# TO BE DONE
Leaving the pictures out, print the lines from the first line of the listing through the line containing "const fmt = v", exactly as they read, and no others.

# SUPPLIED DATA
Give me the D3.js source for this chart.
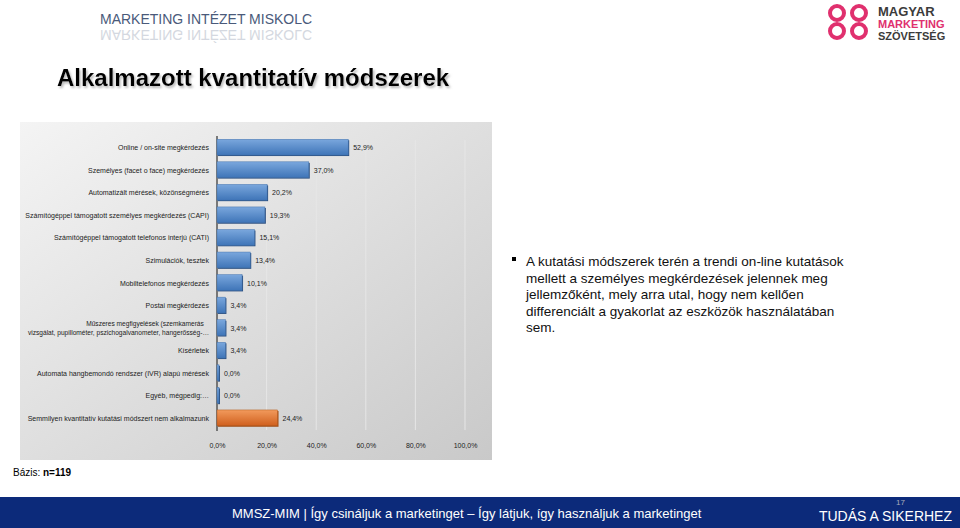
<!DOCTYPE html>
<html><head><meta charset="utf-8">
<script src="https://cdn.jsdelivr.net/npm/d3@7"></script>
<style>body{margin:0;background:#fff;}svg{display:block;font-family:Arial,"Liberation Sans",sans-serif;}</style>
</head><body><svg id="c" width="960" height="528"></svg>
<script>
const categories = [
 ["Online / on-site megkérdezés"],
 ["Személyes (facet o face) megkérdezés"],
 ["Automatizált mérések, közönségmérés"],
 ["Számítógéppel támogatott személyes megkérdezés (CAPI)"],
 ["Számítógéppel támogatott telefonos interjú (CATI)"],
 ["Szimulációk, tesztek"],
 ["Mobiltelefonos megkérdezés"],
 ["Postai megkérdezés"],
 ["Műszeres megfigyelések (szemkamerás","vizsgálat, pupillométer, pszichogalvanometer, hangerősség-…"],
 ["Kísérletek"],
 ["Automata hangbemondó rendszer (IVR) alapú mérések"],
 ["Egyéb, mégpedig:…"],
 ["Semmilyen kvantitatív kutatási módszert nem alkalmazunk"]
];
const values = [52.9,37.0,20.2,19.3,15.1,13.4,10.1,3.4,3.4,3.4,0.0,0.0,24.4];
const highlight = [false,false,false,false,false,false,false,false,false,false,false,false,true];
const ticks = [0,20,40,60,80,100];
const fmt = v => v.toFixed(1).replace(".",",")+"%";

const svg = d3.select("#c");
const defs = svg.append("defs");
const bg = defs.append("linearGradient").attr("id","bg").attr("x1",0).attr("x2",1).attr("y1",0).attr("y2",1);
bg.append("stop").attr("offset",0).attr("stop-color","#f4f4f4");
bg.append("stop").attr("offset",1).attr("stop-color","#c9c9c9");
const gb = defs.append("linearGradient").attr("id","gb").attr("x1",0).attr("x2",0).attr("y1",0).attr("y2",1);
gb.append("stop").attr("offset",0).attr("stop-color","#7aa7dd");
gb.append("stop").attr("offset",1).attr("stop-color","#3f75b8");
const go = defs.append("linearGradient").attr("id","go").attr("x1",0).attr("x2",0).attr("y1",0).attr("y2",1);
go.append("stop").attr("offset",0).attr("stop-color","#f29a5c");
go.append("stop").attr("offset",1).attr("stop-color","#d0601e");
const sh = defs.append("filter").attr("id","sh");
sh.append("feDropShadow").attr("dx",1.5).attr("dy",2).attr("stdDeviation",0.8).attr("flood-color","#888").attr("flood-opacity",0.6);

// header
svg.append("text").attr("x",100).attr("y",24).attr("font-size",14).attr("fill","#4a5a7a").text("MARKETING INTÉZET MISKOLC");
svg.append("text").attr("x",100).attr("y",28).attr("font-size",14).attr("fill","#d4d8e0").attr("transform","scale(1,-1) translate(0,-58)").text("MARKETING INTÉZET MISKOLC");
const lg = svg.append("g").attr("transform","translate(828,4)");
[[0,0],[22,0],[0,18],[22,18]].forEach(p=>lg.append("circle").attr("cx",p[0]+9).attr("cy",p[1]+9).attr("r",7).attr("fill","none").attr("stroke","#e0306e").attr("stroke-width",4));
lg.append("text").attr("x",50).attr("y",12).attr("font-size",13).attr("fill","#3b3b3b").attr("font-weight","bold").text("MAGYAR");
lg.append("text").attr("x",50).attr("y",24).attr("font-size",11).attr("fill","#e0306e").attr("font-weight","bold").text("MARKETING");
lg.append("text").attr("x",50).attr("y",36).attr("font-size",11).attr("fill","#3b3b3b").attr("font-weight","bold").text("SZÖVETSÉG");
svg.append("text").attr("x",57).attr("y",86).attr("font-size",24).attr("font-weight","bold").attr("fill","#000").attr("filter","url(#sh)").text("Alkalmazott kvantitatív módszerek");

// panel
svg.append("rect").attr("x",20).attr("y",122).attr("width",472).attr("height",338).attr("fill","url(#bg)");
const x = d3.scaleLinear().domain([0,100]).range([217,465]);
const y = d3.scaleBand().domain(d3.range(values.length)).range([137,428]).paddingInner(0.3).paddingOuter(0.1);
svg.append("g").selectAll("line").data(ticks.slice(1)).join("line")
 .attr("x1",d=>x(d)).attr("x2",d=>x(d)).attr("y1",140).attr("y2",430).attr("stroke","#e6e6e6");
svg.append("line").attr("x1",x(0)).attr("x2",x(0)).attr("y1",136).attr("y2",431).attr("stroke","#555").attr("stroke-width",1.5);
const axis = d3.axisBottom(x).tickValues(ticks).tickFormat(d=>d.toFixed(1).replace(".",",")+"%").tickSize(0);
const ag = svg.append("g").attr("transform","translate(0,440)").call(axis);
ag.select(".domain").remove();
ag.selectAll("text").attr("font-size",7).attr("fill","#222").attr("font-family","Arial,'Liberation Sans',sans-serif");
const g = svg.append("g");
values.forEach((v,i)=>{
  const y0 = y(i), h = y.bandwidth(), w = Math.max(x(v)-x(0),2);
  g.append("rect").attr("x",x(0)+1).attr("y",y0+1).attr("width",w).attr("height",h).attr("fill",highlight[i]?"#a14a12":"#2b4f80");
  g.append("rect").attr("x",x(0)).attr("y",y0).attr("width",w).attr("height",h).attr("fill",highlight[i]?"url(#go)":"url(#gb)").attr("stroke",highlight[i]?"#b25a1c":"#4675ad").attr("stroke-width",0.5);
  g.append("text").attr("x",x(0)+w+5).attr("y",y0+h/2+3).attr("font-size",7).attr("fill","#222").text(fmt(v));
  const lines = categories[i], multi = lines.length>1;
  lines.forEach((t,k)=>g.append("text").attr("x",multi&&k==0?145:209).attr("text-anchor",multi&&k==0?"middle":"end")
    .attr("y",y0+h/2+3+(k-(lines.length-1)/2)*9).attr("font-size",multi?6.6:7).attr("fill","#222").text(t));
});

// bullet text
svg.append("rect").attr("x",512).attr("y",257).attr("width",4).attr("height",4).attr("fill","#000");
["A kutatási módszerek terén a trendi on-line kutatások","mellett a személyes megkérdezések jelennek meg","jellemzőként, mely arra utal, hogy nem kellően","differenciált a gyakorlat az eszközök használatában","sem."]
 .forEach((t,k)=>svg.append("text").attr("x",526).attr("y",266+k*16.5).attr("font-size",13.5).attr("fill","#111").text(t));

svg.append("text").attr("x",13).attr("y",476).attr("font-size",10).attr("fill","#000").html('Bázis: <tspan font-weight="bold">n=119</tspan>');

// footer
svg.append("rect").attr("x",0).attr("y",497).attr("width",960).attr("height",31).attr("fill","#0c2a7a");
svg.append("text").attr("x",232).attr("y",518).attr("font-size",13).attr("fill","#fff").text("MMSZ-MIM | Így csináljuk a marketinget – Így látjuk, így használjuk a marketinget");
svg.append("text").attr("x",952).attr("y",521).attr("text-anchor","end").attr("font-size",14).attr("fill","#fff").text("TUDÁS A SIKERHEZ");
svg.append("text").attr("x",905).attr("y",505).attr("text-anchor","end").attr("font-size",8).attr("fill","#aab").text("17");
</script></body></html>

# WRITTEN ANSWER
Give me the D3.js source for this chart.
<!DOCTYPE html>
<html><head><meta charset="utf-8">
<script src="https://cdn.jsdelivr.net/npm/d3@7"></script>
<style>body{margin:0;background:#fff;}svg{display:block;font-family:Arial,"Liberation Sans",sans-serif;}</style>
</head><body><svg id="c" width="960" height="528"></svg>
<script>
const categories = [
 ["Online / on-site megkérdezés"],
 ["Személyes (facet o face) megkérdezés"],
 ["Automatizált mérések, közönségmérés"],
 ["Számítógéppel támogatott személyes megkérdezés (CAPI)"],
 ["Számítógéppel támogatott telefonos interjú (CATI)"],
 ["Szimulációk, tesztek"],
 ["Mobiltelefonos megkérdezés"],
 ["Postai megkérdezés"],
 ["Műszeres megfigyelések (szemkamerás","vizsgálat, pupillométer, pszichogalvanometer, hangerősség-…"],
 ["Kísérletek"],
 ["Automata hangbemondó rendszer (IVR) alapú mérések"],
 ["Egyéb, mégpedig:…"],
 ["Semmilyen kvantitatív kutatási módszert nem alkalmazunk"]
];
const values = [52.9,37.0,20.2,19.3,15.1,13.4,10.1,3.4,3.4,3.4,0.0,0.0,24.4];
const highlight = [false,false,false,false,false,false,false,false,false,false,false,false,true];
const ticks = [0,20,40,60,80,100];
const fmt = v => v.toFixed(1).replace(".",",")+"%";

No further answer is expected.